May is National Physiotherapy Month in Canada. It’s an opportunity to recognize physiotherapists for their significant role in health promotion and the treatment of injury and disease. Physiotherapists combine their in-depth knowledge of the body and how it works with specialized hands-on clinical skills to assess, diagnose, and treat symptoms of illness, injury, or disability.

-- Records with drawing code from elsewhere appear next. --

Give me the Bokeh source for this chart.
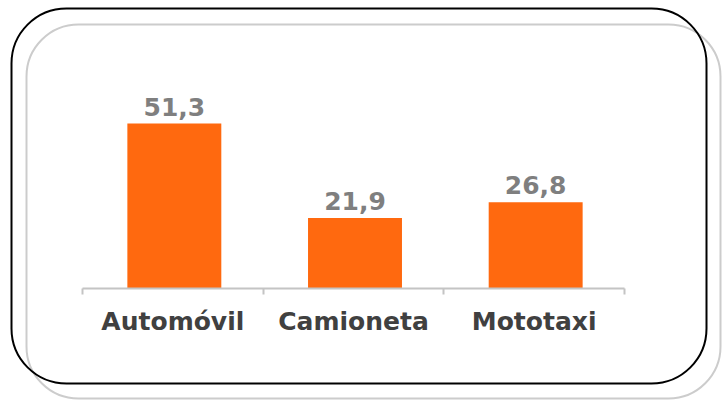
from bokeh.plotting import figure
from bokeh.models import (ColumnDataSource, Range1d, LinearAxis, FixedTicker,
                          BoxAnnotation)
from bokeh.core.properties import value
from bokeh.transform import dodge
from bokeh.embed import file_html
from bokeh.resources import INLINE

categories = ["Automóvil", "Camioneta", "Mototaxi"]
values = [51.3, 21.9, 26.8]
value_labels = ["51,3", "21,9", "26,8"]

W, H = 722, 405
# pixel layout of the plotting area (canvas pixels)
AX_L, AX_R, AX_Y = 82, 624, 288
PX_PER_UNIT = 165 / 51.3

n = len(categories)
px_per_cat = (AX_R - AX_L) / n
x_start = -AX_L / px_per_cat
x_end = n + (W - AX_R) / px_per_cat
y_end = AX_Y / PX_PER_UNIT
y_start = -(H - AX_Y) / PX_PER_UNIT

xs = [i + 0.5 for i in range(n)]
src = ColumnDataSource(dict(x=xs, top=values, label=value_labels))

p = figure(width=W, height=H, output_backend="svg", toolbar_location=None,
           x_range=Range1d(x_start, x_end), y_range=Range1d(y_start, y_end),
           x_axis_location=None, y_axis_location=None,
           min_border_left=0, min_border_right=0,
           min_border_top=0, min_border_bottom=0)
p.outline_line_color = None
p.xgrid.visible = False
p.ygrid.visible = False
p.background_fill_color = "white"
p.border_fill_color = "white"

# decorative rounded frames (canvas pixels, y measured from top)
def canvas_box(l, t, r, b, color, lw, radius):
    return BoxAnnotation(left=l, right=r, top=t, bottom=b,
                         left_units="canvas", right_units="canvas",
                         top_units="canvas", bottom_units="canvas",
                         fill_color=None, fill_alpha=0,
                         line_color=color, line_alpha=1, line_width=lw,
                         border_radius=radius, level="overlay")

p.add_layout(canvas_box(26, 24, 720, 398, "#cccccc", 2, 52))
p.add_layout(canvas_box(11, 8, 706, 383, "#000000", 2, 55))

p.vbar(x=dodge("x", 1.5 / px_per_cat, range=p.x_range), top="top",
       width=0.52, bottom=0, source=src,
       fill_color="#FF690F", line_color=None)

p.text(x=dodge("x", 1.5 / px_per_cat, range=p.x_range),
       y=dodge("top", 17 / PX_PER_UNIT, range=p.y_range), text="label",
       source=src, text_align="center", text_baseline="alphabetic",
       text_font=value("DejaVu Sans"), text_font_style="bold",
       text_font_size="25px", text_color="#7f7f7f")

xaxis = LinearAxis(
    fixed_location=0, bounds=(0, n),
    ticker=FixedTicker(ticks=xs, minor_ticks=list(range(n + 1))),
    major_label_overrides={x: c for x, c in zip(xs, categories)},
    major_tick_line_color=None,
    minor_tick_in=0, minor_tick_out=6,
    minor_tick_line_color="#c4c4c4", minor_tick_line_width=2,
    axis_line_color="#c4c4c4", axis_line_width=2,
    major_label_standoff=12,
    major_label_text_font="DejaVu Sans", major_label_text_font_style="bold",
    major_label_text_font_size="25px", major_label_text_color="#404040")
p.add_layout(xaxis, "below")

open("out.html", "w").write(file_html(p, INLINE))
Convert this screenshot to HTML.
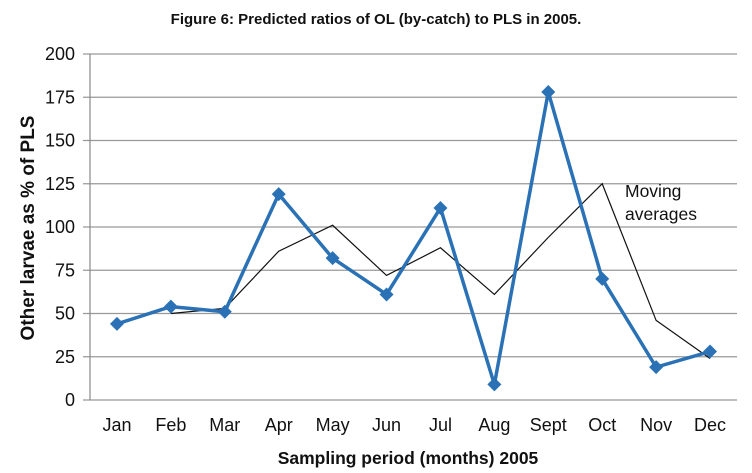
<!DOCTYPE html>
<html><head><meta charset="utf-8"><style>
body{margin:0;background:#fff;}
svg{display:block;font-family:"Liberation Sans",sans-serif;}
</style></head><body>
<svg width="752" height="473">
<text x="376" y="24" text-anchor="middle" font-size="15" font-weight="bold" fill="#111">Figure 6: Predicted ratios of OL (by-catch) to PLS in 2005.</text>
<g id="grid"></g>
<g id="yt"></g>
<g id="xt"></g>
<line x1="90" y1="54" x2="90" y2="400" stroke="#888" stroke-width="1.2"/>
<g id="series"></g>
<text x="625" y="197" font-size="17.5" fill="#111">Moving</text>
<text x="625" y="220" font-size="17.5" fill="#111">averages</text>
<text transform="translate(34,228) rotate(-90)" text-anchor="middle" font-size="19" font-weight="bold" fill="#111">Other larvae as % of PLS</text>
<text x="408" y="464" text-anchor="middle" font-size="17.5" font-weight="bold" fill="#111">Sampling period (months) 2005</text>
</svg>
<script>
const months=["Jan","Feb","Mar","Apr","May","Jun","Jul","Aug","Sept","Oct","Nov","Dec"];
const ratios=[44,54,51,119,82,61,111,9,178,70,19,28];
const movingAvg=[null,50,53,86,101,72,88,61,94,125,46,24];
const yTicks=[0,25,50,75,100,125,150,175,200];
const NS="http://www.w3.org/2000/svg";
const L=90,R=737,T=54,B=400;
const y=v=>B-(v/200)*(B-T);
const x=i=>L+(i+0.5)*(R-L)/months.length;
function mk(t,a,p){const e=document.createElementNS(NS,t);for(const k in a)e.setAttribute(k,a[k]);p.appendChild(e);return e;}
const g=document.getElementById('grid'),yt=document.getElementById('yt'),xt=document.getElementById('xt'),s=document.getElementById('series');
yTicks.forEach(v=>{const l=mk('line',{x1:83,x2:R,y1:y(v),y2:y(v),stroke:'#999','stroke-width':1.2},g);


const t=mk('text',{x:75,y:y(v)+6,'text-anchor':'end','font-size':18,fill:'#111'},yt);t.textContent=v;

});
months.forEach((m,i)=>{const t=mk('text',{x:x(i),y:431,'text-anchor':'middle','font-size':18,fill:'#111'},xt);t.textContent=m;

});
const ma=movingAvg.map((v,i)=>v==null?null:x(i)+','+y(v)).filter(p=>p).join(' ');
const pl=mk('polyline',{points:ma,fill:'none',stroke:'#111','stroke-width':1.2},s);


const bl=mk('polyline',{points:ratios.map((v,i)=>x(i)+','+y(v)).join(' '),fill:'none',stroke:'#2a72b5','stroke-width':3.5,'stroke-linejoin':'round'},s);


ratios.forEach((v,i)=>{const cx=x(i),cy=y(v),d=7;
const p=mk('polygon',{points:`${cx},${cy-d} ${cx+d},${cy} ${cx},${cy+d} ${cx-d},${cy}`,fill:'#2a72b5'},s);

});
</script>
</body></html>
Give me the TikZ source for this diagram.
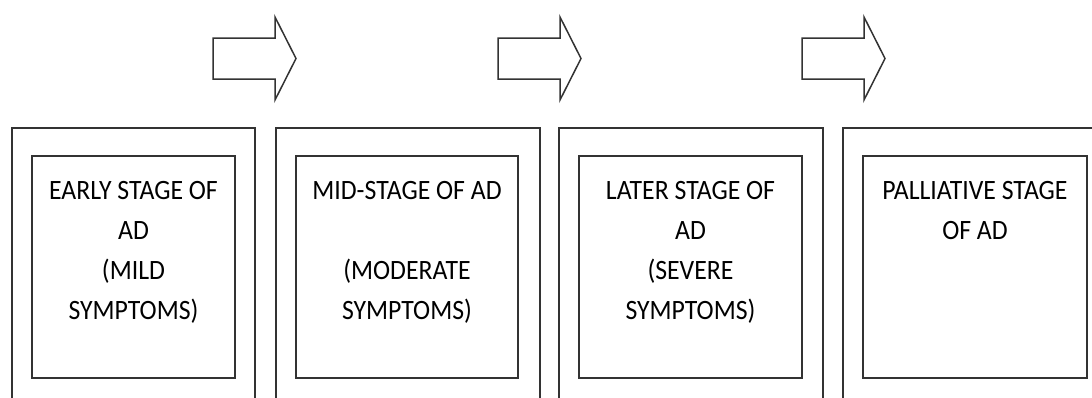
\documentclass[tikz,border=0pt]{standalone}
\usepackage{fontspec}
\setmainfont{Carlito}[FakeStretch=0.92]
\usetikzlibrary{positioning}

\begin{document}
\begin{tikzpicture}[x=1pt,y=-1pt,line width=1.5pt,draw=black!80,
	outerbox/.style={draw,minimum width=264pt,minimum height=290pt,anchor=north},
	innerbox/.style={draw,minimum height=222pt,anchor=north},
	stagetext/.style={align=center,inner sep=0pt,font=\fontsize{28}{40}\selectfont}]

	\useasboundingbox (0,0) rectangle (1092,397);
	\clip (0,0) rectangle (1092,397);

	% outer frames, cut off at the bottom
	\node[outerbox,minimum width=243pt] (o1) at (133.5,127) {};
	\node[outerbox] (o2) at (408,127) {};
	\node[outerbox] (o3) at (691,127) {};
	\node[outerbox] (o4) at (975,127) {};

	% inner boxes
	\node[innerbox,minimum width=203pt] (b1) at (133.5,155) {};
	\node[innerbox,minimum width=222pt] (b2) at (407,155) {};
	\node[innerbox,minimum width=223pt] (b3) at (690.5,155) {};
	\node[innerbox,minimum width=224pt] (b4) at (975,155) {};

	\node[stagetext,below=26pt of b1.north] (t1) {EARLY STAGE OF\\AD\\(MILD\\SYMPTOMS)};
	\node[stagetext,below=26pt of b2.north] (t2) {MID-STAGE OF AD\\[40pt](MODERATE\\SYMPTOMS)};
	\node[stagetext,below=26pt of b3.north] (t3) {LATER STAGE OF\\AD\\(SEVERE\\SYMPTOMS)};
	\node[stagetext,below=26pt of b4.north] (t4) {PALLIATIVE STAGE\\OF AD};

	% block arrows between the stages
	\foreach \x in {213,498,802}
		\draw[fill=white] (\x,38) -- (\x+62,38) -- (\x+62,17) -- (\x+83,58.5)
			-- (\x+62,100) -- (\x+62,79) -- (\x,79) -- cycle;

\end{tikzpicture}
\end{document}
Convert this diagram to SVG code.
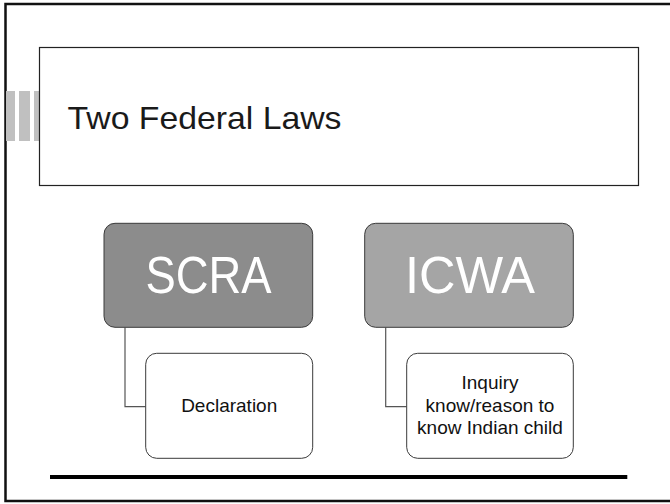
<svg xmlns="http://www.w3.org/2000/svg" width="670" height="504" viewBox="0 0 670 504">
  <style>
    .frame { fill: none; stroke: #111; stroke-width: 2.5; }
    .bar { fill: #c0c0c0; }
    .title { fill: #fff; stroke: #222; stroke-width: 1.2; }
    .head { stroke: #3a3a3a; stroke-width: 1; }
    .child { fill: #fff; stroke: #3a3a3a; stroke-width: 1; }
    .conn { fill: none; stroke: #555; stroke-width: 1.2; }
    .big { font-family: "Liberation Sans", Arial, sans-serif; font-size: 51px; fill: #fff; text-anchor: middle; }
    .small { font-family: "Liberation Sans", Arial, sans-serif; font-size: 19px; fill: #111; text-anchor: middle; }
  </style>
  <rect width="670" height="504" fill="#fff"/>
  <g id="frame">
    <path class="frame" d="M 675 4 L 5.5 4 L 5.5 501 L 675 501"/>
  </g>
  <g id="bars">
    <rect class="bar" x="6" y="91" width="9" height="50"/>
    <rect class="bar" x="19" y="91" width="11" height="50"/>
    <rect class="bar" x="34" y="91" width="6" height="50"/>
  </g>
  <g id="title-box">
    <rect class="title" x="39.5" y="47.5" width="599" height="138"/>
    <text x="67.5" y="128.5" font-family="'Liberation Sans', Arial, sans-serif" font-size="32" fill="#1a1a1a" textLength="274" lengthAdjust="spacingAndGlyphs">Two Federal Laws</text>
  </g>
  <g id="connectors">
    <path class="conn" d="M 125 327.5 L 125 406.7 L 145.7 406.7"/>
    <path class="conn" d="M 385.7 327.5 L 385.7 406.7 L 406.7 406.7"/>
  </g>
  <g id="scra">
    <rect class="head" x="104" y="223.3" width="208.7" height="104" rx="11" fill="#8c8c8c"/>
    <text class="big" x="208.4" y="292.7" textLength="126" lengthAdjust="spacingAndGlyphs">SCRA</text>
  </g>
  <g id="icwa">
    <rect class="head" x="364.7" y="223.3" width="208.6" height="104" rx="11" fill="#a5a5a5"/>
    <text class="big" x="470" y="292.7" textLength="130" lengthAdjust="spacingAndGlyphs">ICWA</text>
  </g>
  <g id="declaration">
    <rect class="child" x="145.7" y="353.3" width="167" height="105" rx="11"/>
    <text class="small" x="229.2" y="411.7">Declaration</text>
  </g>
  <g id="inquiry">
    <rect class="child" x="406.7" y="353.3" width="166.6" height="105" rx="11"/>
    <text class="small" x="490" y="389">Inquiry</text>
    <text class="small" x="490" y="411.5">know/reason to</text>
    <text class="small" x="490" y="434">know Indian child</text>
  </g>
  <g id="rule">
    <line x1="50" y1="477" x2="627.3" y2="477" stroke="#000" stroke-width="4"/>
  </g>
</svg>
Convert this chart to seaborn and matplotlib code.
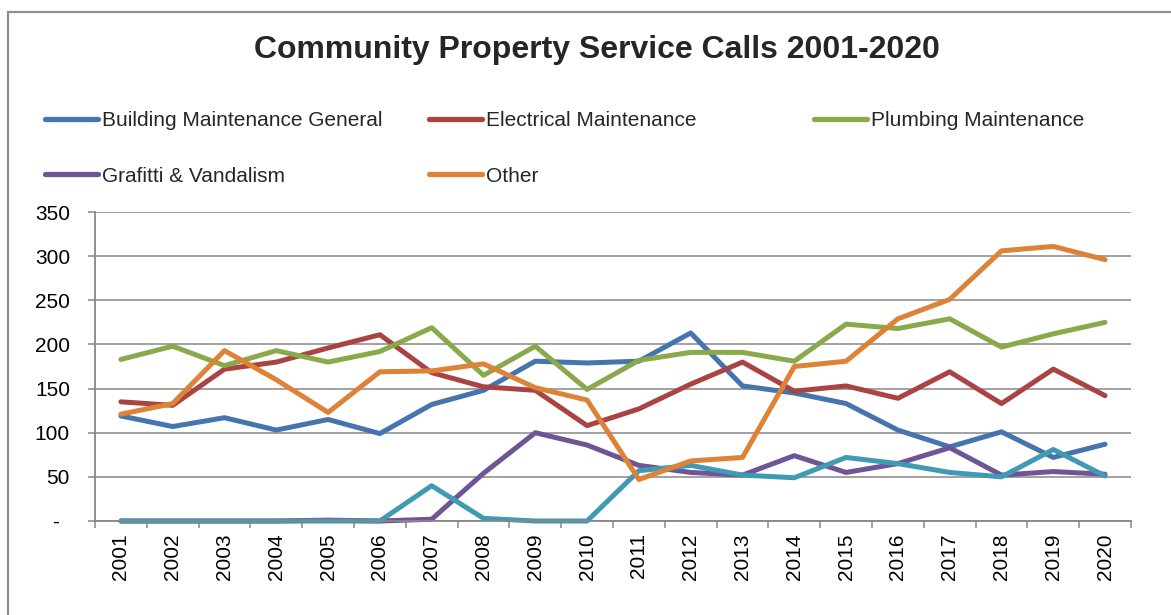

To celebrate, we’re sharing the stories of Northern Health physiotherapists. Carli Kerr describes her role as a physiotherapist at the University Hospital of Northern British Columbia (UHNBC) in Prince George. Carli became a physiotherapist after working as a lifeguard for more than 10 years. She says teaching people of all ages and abilities to swim and exercise in a safe and accessible way inspired her to pursue a career in physiotherapy.
Tell us about your role
“I work with neuro outpatients at UHNBC in Prince George. Most of my role is seeing outpatients in Prince George, but I’m available for the region, so I do virtual health as well. I do a mix of one-to-one sessions and group programs, hydrotherapy, and I lend a hand on the acute floors if I have capacity. There have also been students from UBC involved in the clinic, so mentorship is a big part of my role.”
What is the neuro outpatient program?
“I work with anything neurological: everything from stroke, multiple sclerosis, Parkinson's disease, traumatic brain injury, myelitis, and spinal cord injury… the population is really diverse.
We help people who have experienced a recent neurological incident causing functional changes. We serve patients who don’t quality for inpatient rehab like those who are discharged from hospital with minimal deficits. We also help people who have done a rehab stint, as they are often still in a time period where we would expect them to experience change. For example, the best time to create change, improve, and rehab a stroke patient is over the first 12 months. By the time they work their way through their hospital stay in rehab, it might only be three or four months post-stroke. The hope is to have accessible follow-up in a community setting where people can continue to rehab and improve over longer time periods to get back to their best baseline possible.”
What is it like to work with students?
“Recovery can be slow for the neuro population. There are patients that need a lot of follow-up long term, so to be able to give them that as one person is really challenging. There have been two students from UBC in the clinic every placement since August 2021, and depending on what level they’re at, they can increase my caseload. I can see around 20 patients a week on my own, whereas the students can see an additional 10 to 12 patients. We can offer more to our patients, to allow people to be seen multiple times a week and for longer timeframes. The patients have seemed to really enjoy it, the students have gotten really good feedback, and most of the patients are really sad when the students are done after their five-week stint with us! The students get a lot out of it too, because it's an opportunity for them to be hands-on.”
What impact does your role have on patients?
“A lot of patients, especially the ones that have a long stay in the hospital, come in with severe limitations and often don't realize how difficult it's going to be to go back home. I think it can be kind of scary for people going from having many health care professionals here supporting you to going home and not knowing what's next and not being where you were before you had your incident. The biggest impact for the patients is just knowing that there's going to be somebody to follow up with, there's going to be somebody that they can reach out to and ask questions, and there's going to be somebody checking in on them, so when they get home and it's harder than they expected, they know they're not alone.”
What’s something thing you wish everyone knew about physiotherapy?
“The most important thing is that physio is not just about what you do in the clinic with your physiotherapist, it's about what you're willing to put in on your own time that makes the biggest difference. You may be here in the hospital doing your ankle pumps or your breathing exercises in bed, or if you're an outpatient, you’re doing those exercises at home. We only get a little snippet of time with you, whether it's 20 minutes or an hour, and then you go on and you spend the other 23 and a half hours of your day alone. It really comes down to individual motivation and what you're willing to put in outside of the clinic session that is going to make the difference that people often want to see!”